= Challenge =
Output the data word for word, dropping every image.

= Recorded data =
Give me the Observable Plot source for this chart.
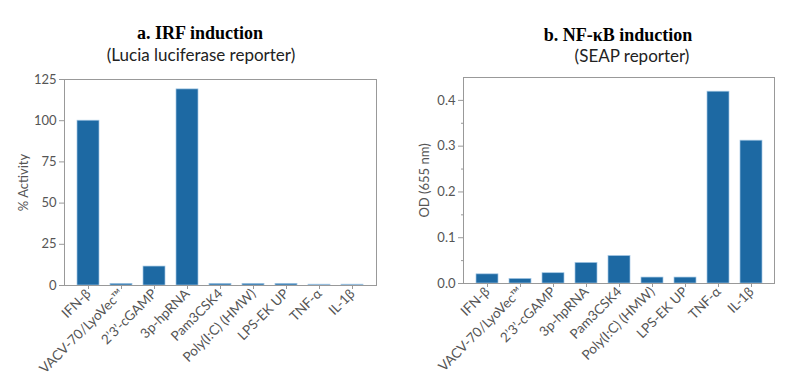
<!DOCTYPE html>
<html><head><meta charset="utf-8">
<script src="https://cdn.jsdelivr.net/npm/d3@7"></script>
<script src="https://cdn.jsdelivr.net/npm/@observablehq/plot@0.6"></script>
<style>
body{margin:0;width:800px;height:383px;position:relative;overflow:hidden;background:#fff;font-family:Lato,sans-serif}
.t{position:absolute;text-align:center;white-space:nowrap;transform:translateX(-50%)}
.h{font-family:"Liberation Serif","Times New Roman",serif;font-weight:bold;font-size:18px;line-height:18px;color:#000}
.s{font-family:Lato,sans-serif;font-size:17px;line-height:17px;color:#222}
.p{position:absolute;top:65px}
</style></head><body>
<div class="t h" style="left:200px;top:24px">a. IRF induction</div>
<div class="t s" style="left:201px;top:46px">(Lucia luciferase reporter)</div>
<div class="t h" style="left:618px;top:26px">b. NF-κB induction</div>
<div class="t s" style="left:632px;top:47px">(SEAP reporter)</div>
<div class="p" id="left" style="left:0px"></div>
<div class="p" id="right" style="left:400px"></div>
<script>
const categories = ["IFN-β","VACV-70/LyoVec™","2’3’-cGAMP","3p-hpRNA","Pam3CSK4","Poly(I:C) (HMW)","LPS-EK UP","TNF-α","IL-1β"];
const irfValues = [100, 1, 11.5, 119, 1, 1, 1, 0.5, 0.5];
const nfkbValues = [0.020, 0.010, 0.0225, 0.045, 0.060, 0.013, 0.013, 0.419, 0.312];
const irfTicks = [0, 25, 50, 75, 100, 125];
const nfkbTicks = [0, 0.1, 0.2, 0.3, 0.4];
const nfkbMinorTicks = [0.05, 0.15, 0.25, 0.35];

function panel(values, o) {
  const data = categories.map((c, i) => ({c, v: values[i]}));
  const marks = [
    Plot.barY(data, {x: "c", y: "v", fill: "#1d69a3", stroke: "#a3c7e4", strokeWidth: 0.7}),
    Plot.axisX({tickRotate: -45, tickSize: 4, tickPadding: 2, label: null, stroke: "#999", fill: "#555", fontSize: 13.5}),
    Plot.axisY({ticks: o.ticks, tickSize: 5, tickPadding: 3, tickFormat: o.format, stroke: "#999", fill: "#555",
      label: o.label, labelAnchor: "center", labelArrow: "none", labelOffset: o.labelOffset}),
    Plot.frame({stroke: "#999"})
  ];
  if (o.minor) marks.push(Plot.axisY({ticks: o.minor, tickSize: 2, tickFormat: () => "", stroke: "#999", label: null}));
  return Plot.plot({
    width: 400, height: 318,
    marginLeft: o.ml, marginRight: o.mr, marginTop: o.mt, marginBottom: o.mb,
    x: {domain: categories, padding: 0.34},
    y: {domain: o.domain},
    style: {fontFamily: "Lato, sans-serif", fontSize: "13px", color: "#555", background: "transparent"},
    marks
  });
}

document.getElementById("left").append(panel(irfValues, {
  ticks: irfTicks, format: d3.format("d"), label: "% Activity", labelOffset: 46,
  domain: [0, 125], ml: 64, mr: 24, mt: 14, mb: 98
}));
document.getElementById("right").append(panel(nfkbValues, {
  ticks: nfkbTicks, minor: nfkbMinorTicks, format: d3.format(".1f"), label: "OD (655 nm)", labelOffset: 44,
  domain: [0, 0.45], ml: 63, mr: 26, mt: 12, mb: 100
}));
</script>
</body></html>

= Result of this task =
Give me the Observable Plot source for this chart.
<!DOCTYPE html>
<html><head><meta charset="utf-8">
<script src="https://cdn.jsdelivr.net/npm/d3@7"></script>
<script src="https://cdn.jsdelivr.net/npm/@observablehq/plot@0.6"></script>
<style>
body{margin:0;width:800px;height:383px;position:relative;overflow:hidden;background:#fff;font-family:Lato,sans-serif}
.t{position:absolute;text-align:center;white-space:nowrap;transform:translateX(-50%)}
.h{font-family:"Liberation Serif","Times New Roman",serif;font-weight:bold;font-size:18px;line-height:18px;color:#000}
.s{font-family:Lato,sans-serif;font-size:17px;line-height:17px;color:#222}
.p{position:absolute;top:65px}
</style></head><body>
<div class="t h" style="left:200px;top:24px">a. IRF induction</div>
<div class="t s" style="left:201px;top:46px">(Lucia luciferase reporter)</div>
<div class="t h" style="left:618px;top:26px">b. NF-κB induction</div>
<div class="t s" style="left:632px;top:47px">(SEAP reporter)</div>
<div class="p" id="left" style="left:0px"></div>
<div class="p" id="right" style="left:400px"></div>
<script>
const categories = ["IFN-β","VACV-70/LyoVec™","2’3’-cGAMP","3p-hpRNA","Pam3CSK4","Poly(I:C) (HMW)","LPS-EK UP","TNF-α","IL-1β"];
const irfValues = [100, 1, 11.5, 119, 1, 1, 1, 0.5, 0.5];
const nfkbValues = [0.020, 0.010, 0.0225, 0.045, 0.060, 0.013, 0.013, 0.419, 0.312];
const irfTicks = [0, 25, 50, 75, 100, 125];
const nfkbTicks = [0, 0.1, 0.2, 0.3, 0.4];
const nfkbMinorTicks = [0.05, 0.15, 0.25, 0.35];

function panel(values, o) {
  const data = categories.map((c, i) => ({c, v: values[i]}));
  const marks = [
    Plot.barY(data, {x: "c", y: "v", fill: "#1d69a3", stroke: "#a3c7e4", strokeWidth: 0.7}),
    Plot.axisX({tickRotate: -45, tickSize: 4, tickPadding: 2, label: null, stroke: "#999", fill: "#555", fontSize: 13.5}),
    Plot.axisY({ticks: o.ticks, tickSize: 5, tickPadding: 3, tickFormat: o.format, stroke: "#999", fill: "#555",
      label: o.label, labelAnchor: "center", labelArrow: "none", labelOffset: o.labelOffset}),
    Plot.frame({stroke: "#999"})
  ];
  if (o.minor) marks.push(Plot.axisY({ticks: o.minor, tickSize: 2, tickFormat: () => "", stroke: "#999", label: null}));
  return Plot.plot({
    width: 400, height: 318,
    marginLeft: o.ml, marginRight: o.mr, marginTop: o.mt, marginBottom: o.mb,
    x: {domain: categories, padding: 0.34},
    y: {domain: o.domain},
    style: {fontFamily: "Lato, sans-serif", fontSize: "13px", color: "#555", background: "transparent"},
    marks
  });
}

document.getElementById("left").append(panel(irfValues, {
  ticks: irfTicks, format: d3.format("d"), label: "% Activity", labelOffset: 46,
  domain: [0, 125], ml: 64, mr: 24, mt: 14, mb: 98
}));
document.getElementById("right").append(panel(nfkbValues, {
  ticks: nfkbTicks, minor: nfkbMinorTicks, format: d3.format(".1f"), label: "OD (655 nm)", labelOffset: 44,
  domain: [0, 0.45], ml: 63, mr: 26, mt: 12, mb: 100
}));
</script>
</body></html>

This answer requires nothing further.